I did read your post. But I never read the rest of the thread. As someone who has studied Quantum mechanics (albeit, I find it an extremely difficult subject!), I can tell you right here an now that the link you have included is a gross simplification of what you think is faster than light comunication.

If you even read the PDF that it is introducting you, the authours clearly state "the author stress that the existence of a universally privileged framewould not contradict relativity".

QM is a very difficult subject to grasp. And I admit I don't understand it fully, even though I've studied it and passed the module. But I do remember some fundamental points. Even though Quantum Entaglement allows two observers at a distance to observe an event simulatenously, it doesn't allow that event, or information from one observer to another to be transmitted faster than the speed of light.

Quote:
 It's a common myth that faster than light communication is prohibited by laws of physics - classical physics yes, but classical physics was proved incorrect for situations like this decades ago (hence the rise of quantum physics.)
You clearly have zero understanding of Quantum Mechanics. And it certianly didn't arise due to anyone finding out how to transmit information faster than the speed of light. It came about after newton mechanics (classical physics) could not explain systems at microscopic sizes or the photo-electrical effect on metals.
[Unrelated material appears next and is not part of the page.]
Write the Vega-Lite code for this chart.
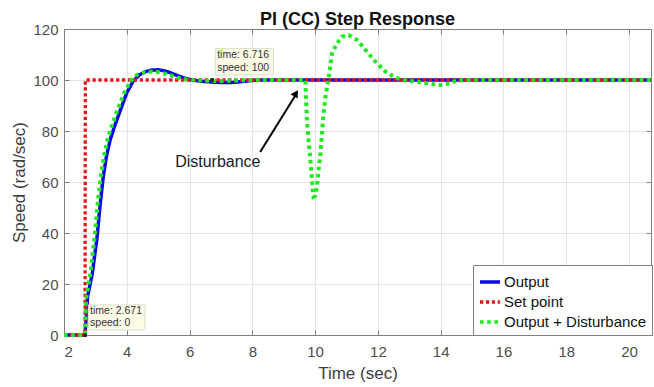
{
  "$schema": "https://vega.github.io/schema/vega-lite/v6.json",
  "width": 587,
  "height": 306,
  "autosize": {"type": "none"},
  "padding": {"left": 64, "top": 29, "right": 3, "bottom": 52},
  "title": {"text": "PI (CC) Step Response", "fontSize": 18, "fontWeight": "bold", "font": "Liberation Sans", "color": "#111111", "offset": -7, "anchor": "middle"},
  "config": {
    "view": {"stroke": "#808080", "strokeWidth": 1},
    "font": "Liberation Sans",
    "axis": {"domainColor": "#808080", "tickColor": "#808080", "gridColor": "#e4e4e4", "labelColor": "#4d4d4d", "titleColor": "#404040", "labelFontSize": 15, "titleFontSize": 17, "titleFontWeight": "normal", "labelFont": "Liberation Sans", "titleFont": "Liberation Sans", "tickSize": -5}
  },
  "datasets": {
    "curves": [
      {"series": "Output", "t": 2, "speed": 0},
      {"series": "Output", "t": 2.671, "speed": 0},
      {"series": "Output", "t": 2.75, "speed": 15},
      {"series": "Output", "t": 2.9, "speed": 24},
      {"series": "Output", "t": 3.05, "speed": 38},
      {"series": "Output", "t": 3.15, "speed": 51},
      {"series": "Output", "t": 3.25, "speed": 62},
      {"series": "Output", "t": 3.35, "speed": 70},
      {"series": "Output", "t": 3.47, "speed": 76.5},
      {"series": "Output", "t": 3.6, "speed": 81.5},
      {"series": "Output", "t": 3.79, "speed": 88},
      {"series": "Output", "t": 4.0, "speed": 95},
      {"series": "Output", "t": 4.2, "speed": 99.5},
      {"series": "Output", "t": 4.4, "speed": 102},
      {"series": "Output", "t": 4.6, "speed": 103.3},
      {"series": "Output", "t": 4.8, "speed": 103.9},
      {"series": "Output", "t": 5.0, "speed": 104},
      {"series": "Output", "t": 5.2, "speed": 103.6},
      {"series": "Output", "t": 5.4, "speed": 102.8},
      {"series": "Output", "t": 5.6, "speed": 101.8},
      {"series": "Output", "t": 5.8, "speed": 100.9},
      {"series": "Output", "t": 6.0, "speed": 100.2},
      {"series": "Output", "t": 6.3, "speed": 99.6},
      {"series": "Output", "t": 6.7, "speed": 99.2},
      {"series": "Output", "t": 7.0, "speed": 99.0},
      {"series": "Output", "t": 7.3, "speed": 99.0},
      {"series": "Output", "t": 7.6, "speed": 99.3},
      {"series": "Output", "t": 7.9, "speed": 99.7},
      {"series": "Output", "t": 8.2, "speed": 100},
      {"series": "Output", "t": 20.7, "speed": 100},
      {"series": "Set point", "t": 2, "speed": 0},
      {"series": "Set point", "t": 2.671, "speed": 0},
      {"series": "Set point", "t": 2.68, "speed": 100},
      {"series": "Set point", "t": 20.7, "speed": 100},
      {"series": "Output + Disturbance", "t": 2, "speed": 0},
      {"series": "Output + Disturbance", "t": 2.67, "speed": 0},
      {"series": "Output + Disturbance", "t": 2.7, "speed": 14},
      {"series": "Output + Disturbance", "t": 2.85, "speed": 25},
      {"series": "Output + Disturbance", "t": 2.97, "speed": 38},
      {"series": "Output + Disturbance", "t": 3.07, "speed": 51},
      {"series": "Output + Disturbance", "t": 3.17, "speed": 62},
      {"series": "Output + Disturbance", "t": 3.27, "speed": 70},
      {"series": "Output + Disturbance", "t": 3.39, "speed": 77},
      {"series": "Output + Disturbance", "t": 3.52, "speed": 82},
      {"series": "Output + Disturbance", "t": 3.71, "speed": 88.5},
      {"series": "Output + Disturbance", "t": 3.92, "speed": 95},
      {"series": "Output + Disturbance", "t": 4.12, "speed": 99.5},
      {"series": "Output + Disturbance", "t": 4.32, "speed": 102},
      {"series": "Output + Disturbance", "t": 4.55, "speed": 103},
      {"series": "Output + Disturbance", "t": 4.8, "speed": 103.3},
      {"series": "Output + Disturbance", "t": 5.0, "speed": 103.1},
      {"series": "Output + Disturbance", "t": 5.3, "speed": 102.2},
      {"series": "Output + Disturbance", "t": 5.6, "speed": 101},
      {"series": "Output + Disturbance", "t": 5.9, "speed": 100.2},
      {"series": "Output + Disturbance", "t": 6.3, "speed": 99.8},
      {"series": "Output + Disturbance", "t": 7.0, "speed": 99.6},
      {"series": "Output + Disturbance", "t": 7.5, "speed": 99.8},
      {"series": "Output + Disturbance", "t": 8.0, "speed": 100},
      {"series": "Output + Disturbance", "t": 9.69, "speed": 100},
      {"series": "Output + Disturbance", "t": 9.71, "speed": 93},
      {"series": "Output + Disturbance", "t": 9.74, "speed": 84},
      {"series": "Output + Disturbance", "t": 9.79, "speed": 76.5},
      {"series": "Output + Disturbance", "t": 9.85, "speed": 68.6},
      {"series": "Output + Disturbance", "t": 9.9, "speed": 60.8},
      {"series": "Output + Disturbance", "t": 9.95, "speed": 54.2},
      {"series": "Output + Disturbance", "t": 10.0, "speed": 54.5},
      {"series": "Output + Disturbance", "t": 10.06, "speed": 58.2},
      {"series": "Output + Disturbance", "t": 10.11, "speed": 64.7},
      {"series": "Output + Disturbance", "t": 10.17, "speed": 71.3},
      {"series": "Output + Disturbance", "t": 10.22, "speed": 79},
      {"series": "Output + Disturbance", "t": 10.27, "speed": 87},
      {"series": "Output + Disturbance", "t": 10.33, "speed": 93.5},
      {"series": "Output + Disturbance", "t": 10.43, "speed": 100.6},
      {"series": "Output + Disturbance", "t": 10.54, "speed": 110.5},
      {"series": "Output + Disturbance", "t": 10.7, "speed": 114.4},
      {"series": "Output + Disturbance", "t": 10.86, "speed": 117},
      {"series": "Output + Disturbance", "t": 11.07, "speed": 117.6},
      {"series": "Output + Disturbance", "t": 11.34, "speed": 115.7},
      {"series": "Output + Disturbance", "t": 11.66, "speed": 111},
      {"series": "Output + Disturbance", "t": 11.97, "speed": 106.5},
      {"series": "Output + Disturbance", "t": 12.24, "speed": 103.3},
      {"series": "Output + Disturbance", "t": 12.5, "speed": 101.3},
      {"series": "Output + Disturbance", "t": 12.77, "speed": 100},
      {"series": "Output + Disturbance", "t": 13.25, "speed": 99.3},
      {"series": "Output + Disturbance", "t": 13.57, "speed": 98.7},
      {"series": "Output + Disturbance", "t": 14.0, "speed": 98},
      {"series": "Output + Disturbance", "t": 14.3, "speed": 98.7},
      {"series": "Output + Disturbance", "t": 14.5, "speed": 99.7},
      {"series": "Output + Disturbance", "t": 14.8, "speed": 100},
      {"series": "Output + Disturbance", "t": 20.7, "speed": 100}
    ],
    "boxes": [
      {"t1": 2.775, "t2": 4.58, "s1": 2.0, "s2": 11.8},
      {"t1": 6.82, "t2": 8.67, "s1": 102.0, "s2": 112.4}
    ],
    "tiptext": [
      {"label": "time: 2.671", "t": 2.83, "speed": 9.6},
      {"label": "speed: 0", "t": 2.83, "speed": 4.8},
      {"label": "time: 6.716", "t": 6.88, "speed": 109.9},
      {"label": "speed: 100", "t": 6.88, "speed": 104.6}
    ],
    "tippoints": [
      {"t": 2.671, "speed": 0},
      {"t": 6.716, "speed": 100}
    ],
    "arrow": [
      {"t": 8.25, "speed": 71.8},
      {"t": 9.4, "speed": 94.5}
    ],
    "arrowhead": [
      {"t": 9.39, "speed": 94.8}
    ],
    "note": [
      {"label": "Disturbance", "t": 6.9, "speed": 67.8}
    ]
  },
  "resolve": {"axis": {"x": "independent", "y": "independent"}},
  "layer": [
    {
      "data": {"name": "curves"},
      "transform": [{"filter": "datum.series === 'Output'"}],
      "mark": {"type": "line", "strokeWidth": 3.5, "strokeCap": "butt"},
      "encoding": {
        "x": {"field": "t", "type": "quantitative", "scale": {"domain": [2, 20.7], "nice": false, "zero": false},
              "axis": {"title": "Time (sec)", "values": [2, 4, 6, 8, 10, 12, 14, 16, 18, 20], "grid": true, "labelPadding": 14, "titlePadding": 6}},
        "y": {"field": "speed", "type": "quantitative", "scale": {"domain": [0, 120], "nice": false},
              "axis": {"title": "Speed (rad/sec)", "values": [0, 20, 40, 60, 80, 100, 120], "grid": true, "labelPadding": 11, "titlePadding": 4}},
        "color": {"field": "series", "type": "nominal",
                  "scale": {"domain": ["Output", "Set point", "Output + Disturbance"], "range": ["#0a0ae6", "#e8141b", "#1ee81e"]},
                  "legend": {"title": null, "orient": "none", "legendX": 409, "legendY": 236, "padding": 5, "strokeColor": "#808080", "fillColor": "white", "labelFontSize": 15, "labelColor": "#111111", "labelFont": "Liberation Sans", "symbolType": "stroke", "symbolSize": 400, "symbolStrokeWidth": 3.5, "rowPadding": 0, "labelOffset": 2, "cornerRadius": 0}},
        "strokeDash": {"field": "series", "type": "nominal",
                       "scale": {"domain": ["Output", "Set point", "Output + Disturbance"], "range": [[1, 0], [3.3, 2.6], [3.6, 3.6]]},
                       "legend": {"title": null, "orient": "none", "legendX": 409, "legendY": 236}}
      }
    },
    {
      "data": {"name": "curves"},
      "transform": [{"filter": "datum.series === 'Set point'"}],
      "mark": {"type": "line", "strokeWidth": 3.3, "strokeCap": "butt"},
      "encoding": {
        "x": {"field": "t", "type": "quantitative", "axis": {"orient": "top", "labels": false, "title": null, "grid": false, "values": [2, 4, 6, 8, 10, 12, 14, 16, 18, 20]}},
        "y": {"field": "speed", "type": "quantitative", "axis": {"orient": "right", "labels": false, "title": null, "grid": false, "values": [0, 20, 40, 60, 80, 100, 120]}},
        "color": {"field": "series", "type": "nominal"},
        "strokeDash": {"field": "series", "type": "nominal"}
      }
    },
    {
      "data": {"name": "curves"},
      "transform": [{"filter": "datum.series === 'Output + Disturbance'"}],
      "mark": {"type": "line", "strokeWidth": 4, "strokeCap": "butt"},
      "encoding": {
        "x": {"field": "t", "type": "quantitative", "axis": null},
        "y": {"field": "speed", "type": "quantitative", "axis": null},
        "color": {"field": "series", "type": "nominal"},
        "strokeDash": {"field": "series", "type": "nominal"}
      }
    },
    {
      "data": {"name": "boxes"},
      "mark": {"type": "rect", "fill": "#fbfbe4", "fillOpacity": 0.92, "stroke": "#dcdccc", "strokeWidth": 1},
      "encoding": {
        "x": {"field": "t1", "type": "quantitative", "axis": null},
        "x2": {"field": "t2"},
        "y": {"field": "s1", "type": "quantitative", "axis": null},
        "y2": {"field": "s2"}
      }
    },
    {
      "data": {"name": "tiptext"},
      "mark": {"type": "text", "align": "left", "baseline": "middle", "fontSize": 10.5, "font": "Liberation Sans", "color": "#333333"},
      "encoding": {
        "x": {"field": "t", "type": "quantitative", "axis": null},
        "y": {"field": "speed", "type": "quantitative", "axis": null},
        "text": {"field": "label", "type": "nominal"}
      }
    },
    {
      "data": {"name": "tippoints"},
      "mark": {"type": "point", "shape": "square", "filled": true, "size": 12, "color": "#222222", "opacity": 1},
      "encoding": {
        "x": {"field": "t", "type": "quantitative", "axis": null},
        "y": {"field": "speed", "type": "quantitative", "axis": null}
      }
    },
    {
      "data": {"name": "arrow"},
      "mark": {"type": "line", "color": "#000000", "strokeWidth": 2},
      "encoding": {
        "x": {"field": "t", "type": "quantitative", "axis": null},
        "y": {"field": "speed", "type": "quantitative", "axis": null}
      }
    },
    {
      "data": {"name": "arrowhead"},
      "mark": {"type": "point", "shape": "triangle-up", "filled": true, "size": 70, "angle": 31.5, "color": "#000000", "opacity": 1},
      "encoding": {
        "x": {"field": "t", "type": "quantitative", "axis": null},
        "y": {"field": "speed", "type": "quantitative", "axis": null}
      }
    },
    {
      "data": {"name": "note"},
      "mark": {"type": "text", "align": "center", "baseline": "middle", "fontSize": 16, "font": "Liberation Sans", "color": "#1a1a1a"},
      "encoding": {
        "x": {"field": "t", "type": "quantitative", "axis": null},
        "y": {"field": "speed", "type": "quantitative", "axis": null},
        "text": {"field": "label", "type": "nominal"}
      }
    }
  ]
}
It is a common myth that QM allows faster than light imformation transmittion, NOT the otherway about!

read here for a quick wiki
http://en.wikipedia.org/wiki/Faster-...ntum_mechanics

As for the "wave traveling up the pole", it's quite simple. Using relativity, the end of the pole is at a different time frame than the other end, albeit by seconds, but still significantly enough to prevent the "wave" from traveling instantanously to the end of the pole.

The same reason why if the sun dispeared, it would take 8 minutes for earth to notice, as it's not only 8 light minutes away, but also 8 minutes away in time! ie, the earth would still orbit it for 8 minutes even though it is no longer there.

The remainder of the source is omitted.